Mind you fingers getting the Instant Mold out the boiling water. I used a craft
knife to get it out.
Now, the trick seems to be - work fast! You need to make your mould as quick as you can while the Instant Mold is at it's softest. This ensures that you can push the Instant Mold tightly into your object, without gaps and surround the object completely...

It took me two goes as I worked too slowly the first time and it started to harden as I was moulding the Instant Mold around my objects (you live and learn)...BUT, the great thing about Instant Mold is that if you are not happy with your mould, then just pop it back into more boiling water and start gain!
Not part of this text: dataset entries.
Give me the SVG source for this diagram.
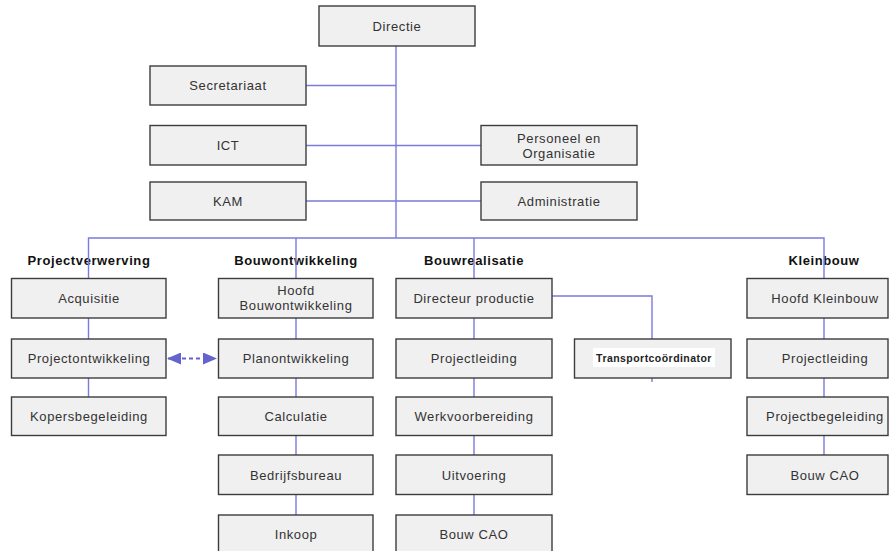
<svg xmlns="http://www.w3.org/2000/svg" width="891" height="551" viewBox="0 0 891 551">
<defs>
<style>
.box{fill:#f0f0f0;stroke:#3c3c3c;stroke-width:1.4}
.t{font-family:"Liberation Sans",Arial,sans-serif;font-size:13px;letter-spacing:0.6px;fill:#333;text-anchor:middle;dominant-baseline:central}
.h{font-family:"Liberation Sans",Arial,sans-serif;font-size:13px;letter-spacing:0.6px;font-weight:bold;fill:#111;text-anchor:middle;dominant-baseline:central}
.c{fill:none;stroke:#7b7bdc;stroke-width:1.4}
</style>
<marker id="ah" viewBox="0 0 14 12" refX="13" refY="6" markerWidth="14" markerHeight="12" markerUnits="userSpaceOnUse" orient="auto-start-reverse">
<path d="M0,0 L14,6 L0,12 Z" fill="#6464cc"/>
</marker>
</defs>
<rect width="891" height="551" fill="#ffffff"/>
<g id="headers">
<text class="h" x="89" y="260">Projectverwerving</text>
<text class="h" x="296" y="260">Bouwontwikkeling</text>
<text class="h" x="474" y="260">Bouwrealisatie</text>
<text class="h" x="824" y="260">Kleinbouw</text>
</g>
<g id="connectors">
<path class="c" d="M396,46 V238"/>
<path class="c" d="M306,85.5 H396 M306,145.5 H481 M306,201 H481"/>
<path class="c" d="M88.5,278 V238 H824 V278 M296,238 V278 M474,238 V278"/>
<path class="c" d="M88.5,318 V339 M88.5,378 V397"/>
<path class="c" d="M296,318 V339 M296,378 V397 M296,435 V455 M296,495 V515"/>
<path class="c" d="M474,318 V339 M474,378 V397 M474,435 V455 M474,495 V515"/>
<path class="c" d="M824,318 V339 M824,378 V397 M824,435 V455"/>
<path class="c" d="M552,296 H652 V339 M652,378 V382"/>
<path d="M168,358.5 H216" fill="none" stroke="#6464cc" stroke-width="1.8" stroke-dasharray="4,3" marker-start="url(#ah)" marker-end="url(#ah)"/>
</g>
<g id="directie"><rect class="box" x="319" y="6" width="156" height="40"/><text class="t" x="397" y="26">Directie</text></g>
<g id="secretariaat"><rect class="box" x="150" y="66" width="156" height="39"/><text class="t" x="228" y="85.5">Secretariaat</text></g>
<g id="ict"><rect class="box" x="150" y="125.5" width="156" height="39.5"/><text class="t" x="228" y="145">ICT</text></g>
<g id="kam"><rect class="box" x="150" y="182" width="156" height="38"/><text class="t" x="228" y="201">KAM</text></g>
<g id="personeel"><rect class="box" x="481" y="125.5" width="156" height="39.5"/><text class="t" x="559" y="138">Personeel en</text><text class="t" x="559" y="153">Organisatie</text></g>
<g id="administratie"><rect class="box" x="481" y="182" width="156" height="38"/><text class="t" x="559" y="201">Administratie</text></g>

<g id="acquisitie"><rect class="box" x="11.5" y="278.5" width="154.5" height="39.5"/><text class="t" x="89" y="298">Acquisitie</text></g>
<g id="projectontwikkeling"><rect class="box" x="11.5" y="339" width="154.5" height="39"/><text class="t" x="89" y="358.5">Projectontwikkeling</text></g>
<g id="kopersbegeleiding"><rect class="box" x="11.5" y="397" width="154.5" height="38.5"/><text class="t" x="89" y="416">Kopersbegeleiding</text></g>

<g id="hoofd-bouwontwikkeling"><rect class="box" x="218.5" y="278.5" width="154.5" height="39.5"/><text class="t" x="296" y="290.5">Hoofd</text><text class="t" x="296" y="305">Bouwontwikkeling</text></g>
<g id="planontwikkeling"><rect class="box" x="218.5" y="339" width="154.5" height="39"/><text class="t" x="296" y="358.5">Planontwikkeling</text></g>
<g id="calculatie"><rect class="box" x="218.5" y="397" width="154.5" height="38.5"/><text class="t" x="296" y="416">Calculatie</text></g>
<g id="bedrijfsbureau"><rect class="box" x="218.5" y="455" width="154.5" height="39.5"/><text class="t" x="296" y="475">Bedrijfsbureau</text></g>
<g id="inkoop"><rect class="box" x="218.5" y="515" width="154.5" height="40"/><text class="t" x="296" y="534">Inkoop</text></g>

<g id="directeur-productie"><rect class="box" x="396" y="278.5" width="156" height="39.5"/><text class="t" x="474" y="298">Directeur productie</text></g>
<g id="projectleiding-br"><rect class="box" x="396" y="339" width="156" height="39"/><text class="t" x="474" y="358.5">Projectleiding</text></g>
<g id="werkvoorbereiding"><rect class="box" x="396" y="397" width="156" height="38.5"/><text class="t" x="474" y="416">Werkvoorbereiding</text></g>
<g id="uitvoering"><rect class="box" x="396" y="455" width="156" height="39.5"/><text class="t" x="474" y="475">Uitvoering</text></g>
<g id="bouw-cao-br"><rect class="box" x="396" y="515" width="156" height="40"/><text class="t" x="474" y="534">Bouw CAO</text></g>

<g id="transportcoordinator"><rect class="box" x="574.5" y="339" width="156.5" height="39"/><rect x="593" y="348" width="122" height="19" fill="#ffffff"/><text x="654" y="358" font-family="'Liberation Sans',Arial,sans-serif" font-size="10.5" font-weight="bold" letter-spacing="0.45" fill="#222" text-anchor="middle" dominant-baseline="central">Transportcoördinator</text></g>

<g id="hoofd-kleinbouw"><rect class="box" x="747" y="278.5" width="141" height="39.5"/><text class="t" x="825" y="298">Hoofd Kleinbouw</text></g>
<g id="projectleiding-kb"><rect class="box" x="747" y="339" width="141" height="39"/><text class="t" x="825" y="358.5">Projectleiding</text></g>
<g id="projectbegeleiding"><rect class="box" x="747" y="397" width="141" height="38.5"/><text class="t" x="825" y="416">Projectbegeleiding</text></g>
<g id="bouw-cao-kb"><rect class="box" x="747" y="455" width="141" height="39.5"/><text class="t" x="825" y="475">Bouw CAO</text></g>
</svg>
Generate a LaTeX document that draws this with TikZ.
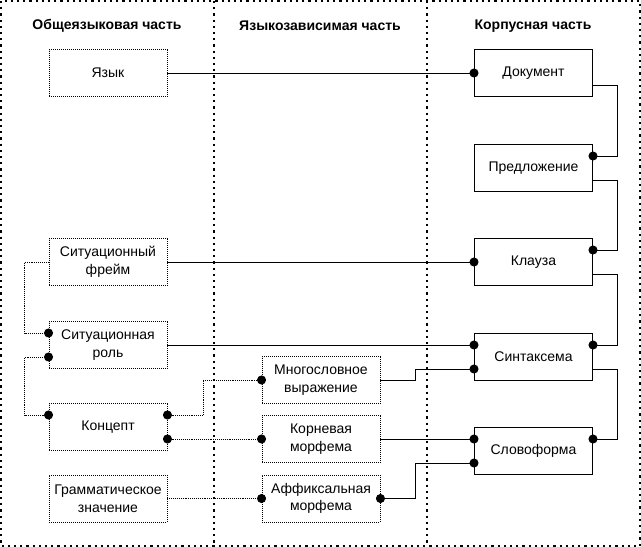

I tried to form the Instant Mold into a sort of block(ish) around the object and press it firmly against the object to ensure I get an exact clone of my original shape. Being clear helps to spot air pockets, gaps or bubble I guess. I then left the mould to cool and harden, I didn't really time this but it didn't take all that long.

One thing I tried out, though, was that I used a new craft knife blade and trimmed the hardened Instant Mold down, roughly level with the top of the Pickelhaube blank. I did this to see if I could do a neat casting exactly to the shape of my object, without too much excess that I will have to trim off later. The Kepi mould was left alone to see what would happen...

And so, finally, onto the casting stage. Again, this should be simple, I just need to press my chosen casting medium (Milliput in my case) into the mould - hopefully without air bubbles or gaps (here the transparency of Instant Mold helps gain) - and then leave the casting to dry. Milliput normally takes overnight to cure, but there are other mediums that dry a lot quicker (I'll try some of these later), but I like the final hardness of Milliput so I'm willing to wait...

Now, obviously, my mould is a very simple single-piece press mould, but Instant Mold is capable of being used to create a more advanced two-part mould. These might create a neater casting with a little less waste, but I think I might get a bit more economical in my casting with a bit of practise.

Anyway, the wait begins. So I'll end here and see how my castings work out. But it's good to get producing again.